Water and the Stars
Khalil Gibran once wrote: “In one drop of water are found all the secrets of the ocean.” In the past several days, one drop of water has proven to be the salvation of many in the United States of America. The recent wave of frigid air sweeping across two-thirds of the country have left many with faucets dripping overnight to prevent indoor plumbing pipes from freezing. The United States Geological Survey acknowledges that there is no scientific definition of the volume of water contained within a faucet drip. However, they estimate it to be something close to ¼ milliliter. Using that calculation, then, one gallon of water would be equal to fifteen thousand, one hundred and forty drips while one liter would equal four thousand drips.
Someone, we don’t know exactly who, had the bright idea to use water dripping as the momentum to measure time and the movement of the stars and planets across the sky. While we often consider sundials as the oldest tools for measuring the sun’s movement across the sky to determine the time of day, there is evidence that water-driven clocks are just as old, predated only by the vertical gnomon and the tally stick which was used for counting days. Water clocks are known to have been used in ancient Babylon and Egypt in the sixteenth century BCE. Of less certain dates are those in India and China.
The bowl-shape outflow of a water clock is the simplest form. The Greeks and Romans and later the Chinese all developed escapement systems for the transference of energy and later added sundials and other mechanisms to improve the accuracy of the water clock. The water-driven astronomical clock developed by Su Song stood twelve meters high and seven meters wide. The clock tower was made of wood in the shape of a square table and contained three parts. The top was an open-roof house with an armillary sphere inside for celestial observation. The middle portion was a room with a celestial globe inside. The timing device was at the bottom of the tower and contained five figures in five cabinets which gave the correct time in turns. Using only water, the first endless power-transmitting chain ever made, and employing the functions of the armillary sphere, this was the first astronomical clock in the world, dating to the Sung Dynasty of 960-1279 ACE.
In 1206, Al-Jazari had yet another bright idea. His water-powered astronomical clock is considered to be the first example of a programmable analog computer. It was a most complex device which stood approximately eleven feet high. Timekeeping was just one of its functions. It included a display of the zodiac, solar and lunar orbits, and a pointer in the shape of a crescent moon, This traveled across the top of what was called a gateway which moved by a hidden cart. Every hour automatic doors would open and reveal a mannequin. To account for the variance of the length of days and nights during the year, this clock could be reprogrammed. It also featured automated musicians who would play music as levers were operated by a hidden camshaft connected to a water wheel. Water also played a part in the main reservoir with float, a float chamber and flow regulator as well as two falcons which automatically would drop balls into attached vases.
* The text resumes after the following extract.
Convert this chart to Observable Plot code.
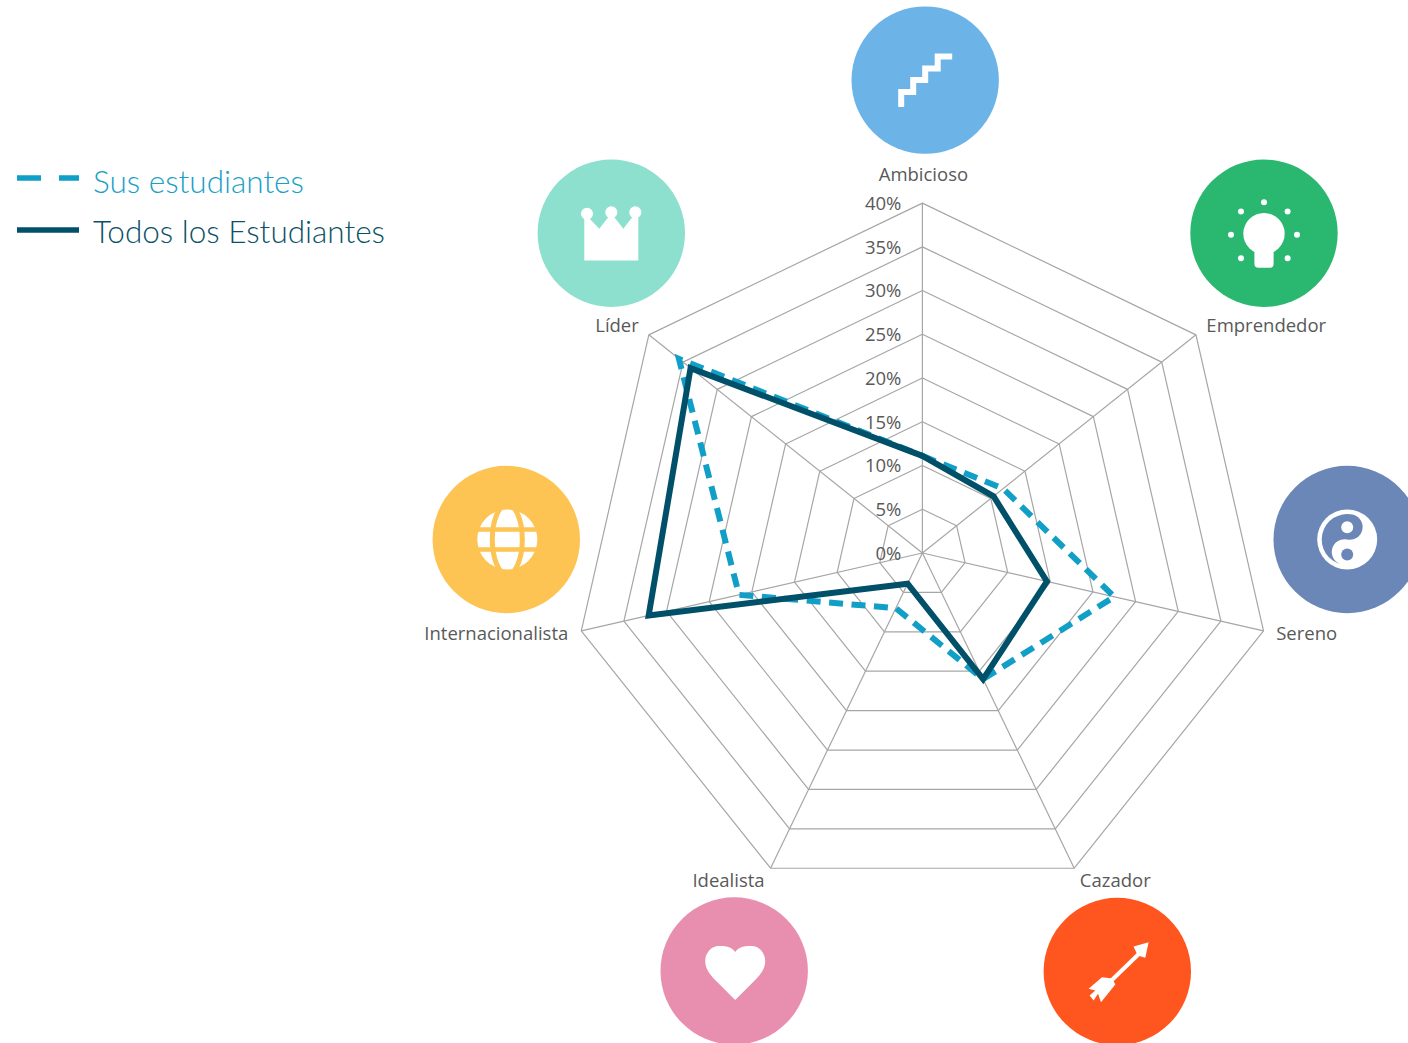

For people in the frigid areas of the USA, the water dripping of their faucets also denoted the passage of time throughout the night. For many of us, the hours of our days are like the waves on the shoreline. Water can break down but is also provides essential life.
How we measure our own progress through life is a very individual and personal thing. We can elect to ride the waves and hope to stay afloat or we can give up and simply drown in the busy-ness of living. Hopefully, you have found your own bright idea that enables you to surf the challenges you encounter. Sometimes our epiphanies come in what seems to be the darkest of hours. After all, without the tunnel, there can be no light shining brightly at the end.
The waves of life surround all of us but, if we remain strong and steady, we can ride the waves to a successful landing. Lau Tzu said: “Nothing in the world is more flexible and yielding than water. Yet when it attacks the firm and the strong, none can withstand it, because they have no way to change it. So the flexible overcome the adamant, the yielding overcome the forceful.” Slide or swim through the challenges in your life and find your own bright idea! After all, life is a dance and we choreograph each and every day of our lives.